◆ **Source excerpt**:
● ● ● ●
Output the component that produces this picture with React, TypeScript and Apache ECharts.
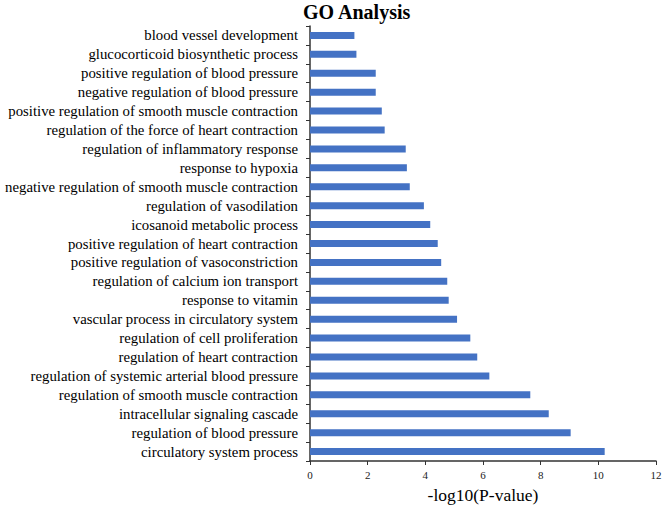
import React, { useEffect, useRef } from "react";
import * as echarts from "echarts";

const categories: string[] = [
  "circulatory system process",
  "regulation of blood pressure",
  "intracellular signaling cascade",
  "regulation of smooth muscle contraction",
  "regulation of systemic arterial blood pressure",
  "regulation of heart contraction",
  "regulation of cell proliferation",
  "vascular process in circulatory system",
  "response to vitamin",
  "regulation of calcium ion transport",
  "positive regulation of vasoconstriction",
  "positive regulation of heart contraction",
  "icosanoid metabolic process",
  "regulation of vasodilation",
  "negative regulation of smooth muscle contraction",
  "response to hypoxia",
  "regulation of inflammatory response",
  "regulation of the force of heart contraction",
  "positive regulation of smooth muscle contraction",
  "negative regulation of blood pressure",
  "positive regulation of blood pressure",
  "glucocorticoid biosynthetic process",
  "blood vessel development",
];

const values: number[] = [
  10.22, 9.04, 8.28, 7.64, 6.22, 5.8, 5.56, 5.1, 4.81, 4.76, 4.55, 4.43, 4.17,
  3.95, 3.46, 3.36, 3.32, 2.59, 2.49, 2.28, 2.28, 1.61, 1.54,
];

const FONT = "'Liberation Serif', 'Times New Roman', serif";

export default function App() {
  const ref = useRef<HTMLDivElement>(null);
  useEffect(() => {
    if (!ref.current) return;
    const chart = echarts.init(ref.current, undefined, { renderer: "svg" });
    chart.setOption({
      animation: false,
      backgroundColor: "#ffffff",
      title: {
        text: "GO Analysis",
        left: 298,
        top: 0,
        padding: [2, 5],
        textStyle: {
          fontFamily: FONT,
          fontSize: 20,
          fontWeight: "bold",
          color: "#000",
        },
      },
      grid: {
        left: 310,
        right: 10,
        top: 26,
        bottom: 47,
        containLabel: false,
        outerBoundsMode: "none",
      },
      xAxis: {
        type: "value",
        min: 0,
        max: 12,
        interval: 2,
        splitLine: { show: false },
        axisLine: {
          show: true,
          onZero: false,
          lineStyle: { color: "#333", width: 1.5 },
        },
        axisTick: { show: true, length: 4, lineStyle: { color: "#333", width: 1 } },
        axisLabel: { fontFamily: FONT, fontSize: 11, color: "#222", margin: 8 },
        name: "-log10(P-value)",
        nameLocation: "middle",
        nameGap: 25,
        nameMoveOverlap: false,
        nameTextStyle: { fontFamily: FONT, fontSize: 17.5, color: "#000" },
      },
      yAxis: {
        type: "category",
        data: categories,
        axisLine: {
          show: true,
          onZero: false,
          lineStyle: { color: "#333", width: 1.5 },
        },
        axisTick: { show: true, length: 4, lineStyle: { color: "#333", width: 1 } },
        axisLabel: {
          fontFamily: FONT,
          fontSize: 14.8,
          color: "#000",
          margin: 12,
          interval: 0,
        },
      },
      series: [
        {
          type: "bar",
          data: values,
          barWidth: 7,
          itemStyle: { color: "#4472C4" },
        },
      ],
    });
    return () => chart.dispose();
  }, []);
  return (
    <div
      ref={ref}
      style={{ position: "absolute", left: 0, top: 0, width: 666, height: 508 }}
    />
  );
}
● ● ● ●
◆ **What you have to do**: Please restate the material above line by line, exactly, beginning at its first line and ending with the line that contains "Serif', 'Times New", without any pictures.

◆ **Solution to the problem**:
Output the component that produces this picture with React, TypeScript and Apache ECharts.
import React, { useEffect, useRef } from "react";
import * as echarts from "echarts";

const categories: string[] = [
  "circulatory system process",
  "regulation of blood pressure",
  "intracellular signaling cascade",
  "regulation of smooth muscle contraction",
  "regulation of systemic arterial blood pressure",
  "regulation of heart contraction",
  "regulation of cell proliferation",
  "vascular process in circulatory system",
  "response to vitamin",
  "regulation of calcium ion transport",
  "positive regulation of vasoconstriction",
  "positive regulation of heart contraction",
  "icosanoid metabolic process",
  "regulation of vasodilation",
  "negative regulation of smooth muscle contraction",
  "response to hypoxia",
  "regulation of inflammatory response",
  "regulation of the force of heart contraction",
  "positive regulation of smooth muscle contraction",
  "negative regulation of blood pressure",
  "positive regulation of blood pressure",
  "glucocorticoid biosynthetic process",
  "blood vessel development",
];

const values: number[] = [
  10.22, 9.04, 8.28, 7.64, 6.22, 5.8, 5.56, 5.1, 4.81, 4.76, 4.55, 4.43, 4.17,
  3.95, 3.46, 3.36, 3.32, 2.59, 2.49, 2.28, 2.28, 1.61, 1.54,
];

const FONT = "'Liberation Serif', 'Times New Roman', serif";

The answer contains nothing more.